Reflections on the Internet

We all like to shop for bargains. We are all sensitive to price comparison. We love to read signs like “Closeout,” “Clearance,” “Super Buy” and “75% off.” The more we buy and sell exclusively on price, the more we risk turning products into commodities.
Most of what you can find in generic form has become a commodity and because the strength of a “name-brand” is forfeited, the items are marketed solely on low-ball pricing. For example, peanut butter, aspirin and toilet tissue can be purchased generically. We know we’re substituting top-notch quality for lesser quality but cheaper price … it’s a trade off we’re willing to make.
Allow a switch in thought for a moment.
We can all agree that the Internet is a fabulous invention. Because of the microchip, made out of silicon … grains of sand, our world and the world of commerce have become radically transformed. Like the impact from Guttenberg’s printing press, information can now be disseminated in rapid form, categorized, stored and referred to in an instant. That is a big deal. Underestimate the Internet revolution at your own peril.
Many boat dealers have become excited about advertising their products and dealership on the Internet and reaching customers and markets heretofore thought inaccessible. Imagine putting all your boat inventory on your Web site and finding the right search engines so it can be found. Imagine not being limited by space or distance, or bricks and mortar.
Is the Internet really your best friend in business? Will the Internet help pad your bottom line?
Tim Fulbright who owns Sail Place Inc. in Waukegan, Ill., also owns a 33-foot Bayliner. He knows he can put it on the net and supply a photo, which will make it look “showroom” ready. He also knows he can supply all the specs. The problem Tim found was that his Bayliner was one of 140 listed in the same category on the same page. He also found the net will find him an almost unlimited supply of similar boats offered for sale from everywhere.
What was most eye-opening to Tim, was that customers who called him did so largely with price in mind. Price is the only practical way his Internet prospects could compare and shop. Because someone in cyberspace will always be offering low-ball pricing (ignoring qualitative differences), Tim has found the “net” effect of the Internet is that it is suppressing boat prices, eroding margins and turning boats more and more into commodities everyday. The Internet can “package” a dealership so it looks flawless, but because there are so many sellers selling the same stuff the customer takes a mental shortcut and shops almost exclusively on price alone.
Allen Hansen who runs family owned Hansen’s Harbor Marina on magnificent Lake Pepin in Minnesota reports he gets about 500 “hits” a week on his Web site and that “so many of them want to beat me up on price-saying they can get the boat for so many dollars cheaper. I say-go for it.” Bravo Allan! You won’t allow your well-managed operation to become an auction house.
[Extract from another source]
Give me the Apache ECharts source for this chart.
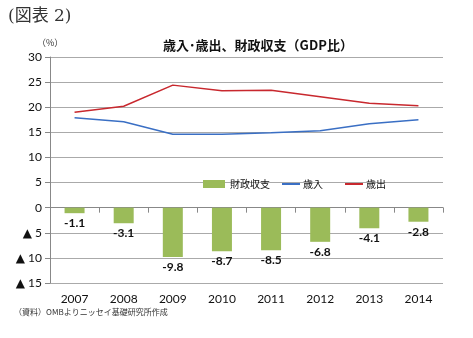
<!DOCTYPE html>
<html><head><meta charset="utf-8">
<script src="https://cdn.jsdelivr.net/npm/echarts@6/dist/echarts.min.js"></script>
<style>html,body{margin:0;padding:0;background:#fff;}#c{width:473px;height:338px;}</style>
</head><body><div id="c"></div>
<script>
const years = ['2007','2008','2009','2010','2011','2012','2013','2014'];
const balance = [-1.1,-3.1,-9.8,-8.7,-8.5,-6.8,-4.1,-2.8];
const revenue = [17.9,17.1,14.6,14.6,14.9,15.3,16.7,17.5];
const outlays = [19.0,20.2,24.4,23.3,23.4,22.1,20.8,20.3];
const yTicks = {min:-15, max:30, interval:5};

const chart = echarts.init(document.getElementById('c'));
const font = '"Noto Sans CJK JP", sans-serif';
const numFont = 'Lato, "DejaVu Sans", sans-serif';
chart.setOption({
  animation:false,
  textStyle:{fontFamily:font},
  graphic:[
    {type:'text', left:8, top:8, style:{text:'(図表 2)', font:'17px "DejaVu Serif", "Noto Sans CJK JP", serif', fill:'#333'}},
    {type:'text', left:37, top:38, style:{text:'（%）', font:'9px '+font, fill:'#333'}},
    {type:'text', left:14, top:308, style:{text:'（資料）OMBよりニッセイ基礎研究所作成', font:'8px '+font, fill:'#333'}}
  ],
  title:{text:'歳入･歳出、財政収支（GDP比）', left:253, textAlign:'center', top:34,
    textStyle:{fontSize:13, fontWeight:'bold', color:'#111', fontFamily:font}},
  legend:[
    {top:174, left:198, itemWidth:22, itemHeight:8,
     textStyle:{fontSize:10, color:'#111', fontFamily:font},
     data:[{name:'財政収支', icon:'rect'}]},
    {top:174, left:277, itemGap:22, itemWidth:18, itemHeight:2,
     textStyle:{fontSize:10, color:'#111', fontFamily:font, padding:[0,0,0,-2]},
     data:[{name:'歳入', icon:'rect'},{name:'歳出', icon:'rect'}]}
  ],
  grid:{left:50, right:30, top:57, bottom:55},
  xAxis:[
    {type:'category', data:years, axisLine:{onZero:true, lineStyle:{color:'#888'}},
     axisTick:{show:true, length:5, lineStyle:{color:'#888'}}, axisLabel:{show:false}},
    {type:'category', data:years, position:'bottom', axisLine:{show:false, onZero:false},
     axisTick:{show:false}, axisLabel:{fontSize:12, color:'#111', margin:10, fontFamily:numFont}}
  ],
  yAxis:{type:'value', min:yTicks.min, max:yTicks.max, interval:yTicks.interval,
    axisLine:{show:true, lineStyle:{color:'#888'}}, axisTick:{show:true, length:5, lineStyle:{color:'#888'}},
    splitLine:{lineStyle:{color:'#aaa'}},
    axisLabel:{fontSize:12, color:'#111', fontFamily:numFont,
      formatter:v=> v<0 ? '▲ '+(-v) : String(v)}},
  series:[
    {name:'財政収支', type:'bar', xAxisIndex:0, data:balance, barWidth:20,
     itemStyle:{color:'#9BBB59'},
     label:{show:true, position:'bottom', fontSize:12, fontWeight:'bold', color:'#111', distance:4,
       fontFamily:numFont}},
    {name:'歳入', type:'line', xAxisIndex:0, data:revenue, symbol:'none',
     lineStyle:{color:'#3A6FC4', width:1.5}, itemStyle:{color:'#3A6FC4'}},
    {name:'歳出', type:'line', xAxisIndex:0, data:outlays, symbol:'none',
     lineStyle:{color:'#C8282E', width:1.5}, itemStyle:{color:'#C8282E'}}
  ]
});
</script></body></html>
The Internet, for all its fabulosity, has some pitfalls and landmines obstructing your livelihood. While it may be good for the consumer, pitting dealer against dealer and encouraging revenue and margin erosion, we urge you not to fall for the trap. You aren’t just selling metal and fiberglass commodities; you are really selling reputation, image, customer service, integrity, speed, reliability, neighborliness and all the stuff that spells l-o-y-a-l-t-y. Loyalty is the glue that allows you to weather the storms of economic cycles and lousy weather. Loyalty is your most precious asset. Loyalty doesn’t have a price tag, it can only be earned in the hundreds of daily transactions you have with your customers — most of which will be found in your geographical area. Serve your local customers like they are the most important people in your world, and they will beat a path to your door and they won’t mind paying you for the pleasure.
Remember your customers want value from your dealership. We define value as product plus process (customer service) divided by price (P+P÷P). Selling on price alone causes a homogenization of product and price, and ignores your real strength or competitive advantage — superior customer service. All doctors have medical degrees, but too few have a good bedside manner. All dealerships have products, but too few have remarkable service quality.
What’s more? If you train your customers through the Internet to buy on price alone, they will discover they don’t need a middleman. They don’t need brokers, agents and they really won’t need you. Witness the decline of stockbrokers and even real estate agents. The middleman is being squeezed out of the buy/sell equation.
“Having a presence on the Internet is crucial in order to be in the ‘game’ and is a tremendous tool for product research and evaluating features and benefits,” according to Tony Zielinski, owner of American Marine and Motorsports in Shawano, Wis. “But if you make a boat purchase on price alone … let the buyer beware. Bells and whistles and lowest price are never enough to compensate for poor service or customer indifference.”
Dealer’s beware — you’re not selling peanut butter. You’re beginning a relationship with the customer. The sale only consummates the courtship … then the marriage begins.